After a string of early playoff exits for the promising Mavs, hard decisions had to be made.
The Mavericks, in their chase for a championship, loaded the team with several big-name players. In the ‘03-’04 season, they brought in Antawn Jamison and Antoine Walker to bolster the Nash-Nowitzki duo. They had Michael Finley under a long-term contract at the time.
A few notches below the Mavericks were the Phoenix Suns, which were a team stuck in basketball purgatory. Back then, they were good enough to get wins here and there but not good enough to make the playoffs. They had an All-Star point guard in Stephon Marbury who brought big numbers but little wins. They also had a few young pieces in Amare Stoudemire, Shawn Marion, and Joe Johnson who were aching to break out.
Heading into the 2004 offseason, Nash was on a high. He was a highly regarded free agent who could have signed with any team he wanted. But he didn’t want to leave Dallas and what he had achieved with the team that easily. The Mavericks offered Nash a four-year $9 million deal. His former team, the Suns, trumped that with a six-year $63 million offer.

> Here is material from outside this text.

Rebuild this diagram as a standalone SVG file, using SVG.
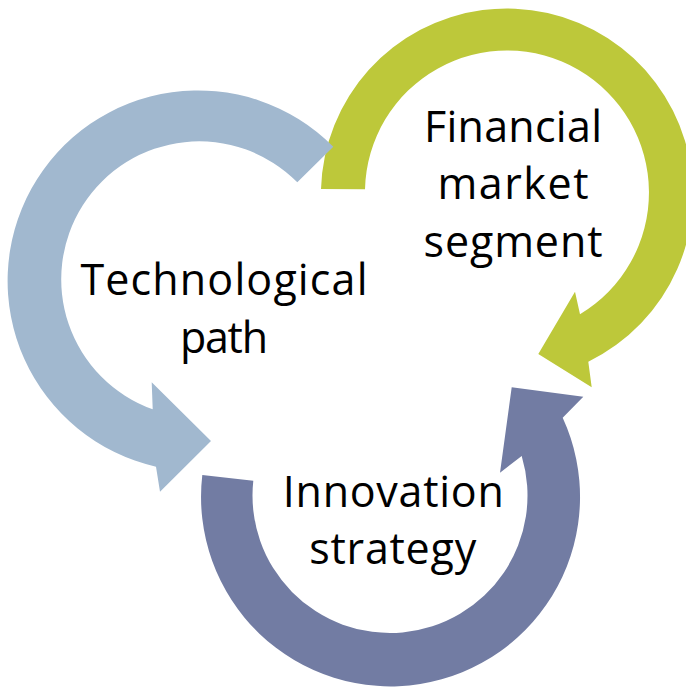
<svg xmlns="http://www.w3.org/2000/svg" width="686" height="688" viewBox="0 0 686 688">
  <style>
    .label { font-family: "Open Sans", "Noto Sans", "Liberation Sans", sans-serif; font-size: 43px; fill: #000000; text-anchor: middle; }
    .blue { fill: #A1B8CF; }
    .green { fill: #BDC83A; }
    .purple { fill: #727CA3; }
  </style>
  <rect width="686" height="688" fill="#FFFFFF"/>

  <!-- circular arrows of the cycle -->
  <g id="connectors">
    <!-- green: clockwise over the top right -->
    <path id="arrow-financial" class="green" d="M321,189 A186,186 0 1 1 588.3,361.7 L591.7,387.3 L538.3,354 L575,291.7 L580,314.3 A142,142 0 1 0 365,189.3 Z"/>
    <!-- purple: counter-clockwise under the bottom -->
    <path id="arrow-innovation" class="purple" d="M202.3,475 A189.5,189.5 0 1 0 562.7,417.7 L583.3,396.7 L511.7,387.3 L500,472.7 L521.7,456 A137.5,137.5 0 1 1 253.3,480.7 Z"/>
    <!-- blue: counter-clockwise round the left -->
    <path id="arrow-technological" class="blue" d="M333.3,146.7 A190.5,190.5 0 1 0 156,466.7 L160,491.7 L211,441 L151.7,382.3 L152.7,409.3 A138,138 0 1 1 297.3,182.3 Z"/>
  </g>

  <g id="node-technological">
    <text class="label" x="224" y="295" textLength="287">Technological</text>
    <text class="label" x="224" y="353" textLength="88">path</text>
  </g>

  <g id="node-financial">
    <text class="label" x="513" y="141.7" textLength="178">Financial</text>
    <text class="label" x="513" y="199" textLength="151">market</text>
    <text class="label" x="513" y="256.5" textLength="179">segment</text>
  </g>

  <g id="node-innovation">
    <text class="label" x="393.3" y="506.7" textLength="221">Innovation</text>
    <text class="label" x="392.7" y="564" textLength="167">strategy</text>
  </g>
</svg>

Nash gave the Mavericks a chance to match the deal. Unfortunately, Mark Cuban was paying out big money to Nowitzki, Jamison, Walker, and Finley at the time. He just couldn’t afford to pay a 30-year-old point guard the same amount the Suns were willing to shell out.
With Dallas bowing out, Nash’s return to Phoenix was set.
The stars aligned to make Nash’s return to Phoenix not just momentous for the team but one that would change the trajectory of his career and how the game is eventually played.
Before Nash’s first year back with the Suns, the league decided to abolish the hand check rule. This meant defenders were not allowed to place their hands on opposing players out on the perimeter. This was groundbreaking for the NBA because it allowed guards and wings to operate without restraint on the perimeter.
Nash was also joining a revamped Suns team. The team made several moves during that same offseason to build a team around their new star point guard. The biggest one that they made was to make Mike D’Antoni the full-time head coach. D’Antoni was a visionary coach who instituted his “Seven Seconds or Less” system in 2004.
Playing under a new system—and with new rules in place—Nash reached heights he couldn’t even touch during his time with the Mavericks. Already accustomed to the run-and-gun game under Dallas, Nash was given the green light to push the pace even faster under D’Antoni. With the rule change, Nash was also free to move around as he pleased.
The offensive end of the court became a playground for Nash. Surrounded by offensive weapons like Marion, Stoudemire, and Johnson, he orchestrated the offense like no other point guard during the 2004 season. He averaged 11.5 assists per game, engineering one of the best turnarounds in NBA history. The Suns transformed from a 29-win team to one that tallied an NBA-best 62 wins. Because of that, Nash won the 2005 MVP award.
Nash followed up his first MVP with another one in 2006 when he averaged 18.8 points and 10.5 assists. His best year statistically came the year after, putting up close to 19 points and 12 assists per game.
That’s when the feel-good story of Nash’s return to the Suns ends. While Nash and the Suns enjoyed incredible regular-season success, he couldn’t bring the team far in the playoffs. They made the Conference Finals three times during Nash’s stint with the team from 2004 to 2012, but that was the peak of their playoff runs back then.
Even though the SSOL Suns never achieved the championship expectations everyone had of them, they’re still one of the most iconic teams in the league. They pioneered the small-ball style everyone is used to watching these days. Coming from the beat-’em-up defensive style of the early 2000s, the Suns opened up the league and fans a new style of basketball. They were a fun team that spiked their wins with incredible highlights. They showed everyone just how fun basketball could be.
None of that would have been possible without Steve Nash.